MOSCOW. Nov 25 (Interfax) - Russian scientist Igor Sutyagin convicted of espionage and deported to the United States claims he was treated with psychotropic substances before being questioned at the Lefortovo detention ward.
Sutyagin made the allegation in an article posted on the Human Rights in Russia website.
He said security service agents fed him with "borsch and a glass of cognac", which contained a psychotropic substance.
That interrogation started much earlier than usual, at 7 p.m., Sutyagin said.
"A large bowl of borsch was put on the table between a lieutenant colonel and myself, and it reeked a strong tempting smell. A single glass of cognac was placed on the lieutenant colonel's side of the table.

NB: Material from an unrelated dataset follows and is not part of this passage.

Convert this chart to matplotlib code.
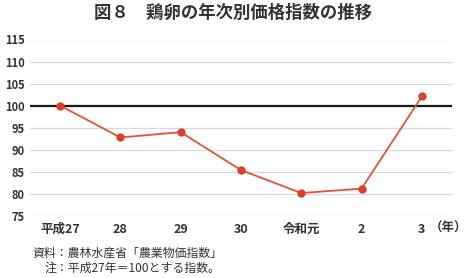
import matplotlib
matplotlib.use('Agg')
import matplotlib.pyplot as plt

plt.rcParams['font.family'] = ['Noto Sans CJK JP', 'DejaVu Sans']

years = ['平成27', '28', '29', '30', '令和元', '2', '3']
index_values = [100.0, 92.8, 94.0, 85.4, 80.2, 81.2, 102.1]
y_ticks = [75, 80, 85, 90, 95, 100, 105, 110, 115]

W, H = 467, 278
fig = plt.figure(figsize=(W / 100, H / 100), dpi=100)
ax = fig.add_axes([30 / W, 1 - 216 / H, 422 / W, 176.5 / H])

x = list(range(len(years)))

# グリッド線
for t in y_ticks:
    if t == 100:
        continue
    ax.axhline(t, color='#d9d9d9', linewidth=0.9, zorder=1)
ax.axhline(100, color='#1a1a1a', linewidth=1.6, zorder=2)

ax.plot(x, index_values, color='#e0533a', linewidth=1.3, marker='o',
        markersize=5, markerfacecolor='#d9412a', markeredgecolor='#d9412a', zorder=3)

ax.set_xlim(-0.5, 6.5)
ax.set_ylim(75, 115)
ax.set_yticks(y_ticks)
ax.set_yticklabels([str(t) for t in y_ticks], fontsize=8, fontweight='bold', color='#333333')
ax.set_xticks(x)
ax.set_xticklabels(years, fontsize=9, fontweight='bold', color='#333333')
ax.tick_params(axis='both', length=0)
ax.tick_params(axis='y', pad=4)
ax.tick_params(axis='x', pad=5)
for s in ax.spines.values():
    s.set_visible(False)

fig.text(449 / W, 1 - 228 / H, '（年）', ha='center', va='center',
         fontsize=9, fontweight='bold', color='#333333')

fig.text(233 / W, 1 - 13 / H, '図８　鶏卵の年次別価格指数の推移', ha='center', va='center',
         fontsize=12.5, fontweight='bold', color='#333333')

fig.text(32 / W, 1 - 253 / H, '資料：農林水産省「農業物価指数」', ha='left', va='center',
         fontsize=8.6, color='#333333')
fig.text(45 / W, 1 - 268 / H, '注：平成27年＝100とする指数。', ha='left', va='center',
         fontsize=8.6, color='#333333')

fig.savefig('out.png', dpi=100, facecolor='white')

Much later, that modest meal was explained by a specialist," he said.
Sutyagin said his memory started to fail him soon after the interrogation. "I had inexplicable failures of short-term memory. I put something down, looked away and then asked my cellmate if he had seen the item I had just put down. The problem continues till now," he said.
He said that security service agents made a film, which proved his cooperation with foreign secret services, after that interrogation.
"The interrogation resulted in a rather strange film, which, as I was told, was actively shown on television to assure the public that Sutyagin was an agent of the enemy. In fact, the film was supposed to prove the Federal Security Service's idea of my high treason," Sutyagin said.
Interfax has not obtained comment from law enforcers and the Federal Service on Prisons and Penitentiaries.
The Moscow City Court sentenced Sutyagin, former head of the military-technical and military-economic policy sector of the Russian Academy of Sciences' Institute of U.S. and Canada Studies, to 15 years in a maximum security penitentiary on April 7, 2004. The court found him guilty of espionage, and the Supreme Court upheld the sentence. The jurors unanimously pronounced him guilty of passing secret information to U.S. military intelligence officers acting under the disguise of the British consulting company Alternative Futures in 1998-1999.
President Dmitry Medvedev pardoned 20 people, among them Sutyagin, Alexander Zaporozhsky, Sergei Skripal and Gennady Vasilenko, in early July. The four men were swapped for ten Russians seized in the United States on espionage charges.
Sutyagin and former reserve colonel of the Main Intelligence Department Sergei Skripal were moved to the UK after they had been pardoned by the Russian president and swapped for suspected spies.
Sutyagin and Skripal were brought from Moscow to Vienna by plane on July 9. A plane belonging to U.S. carrier Vision Airlines took them aboard. The jet made a stopover in the UK and later headed for Washington DC.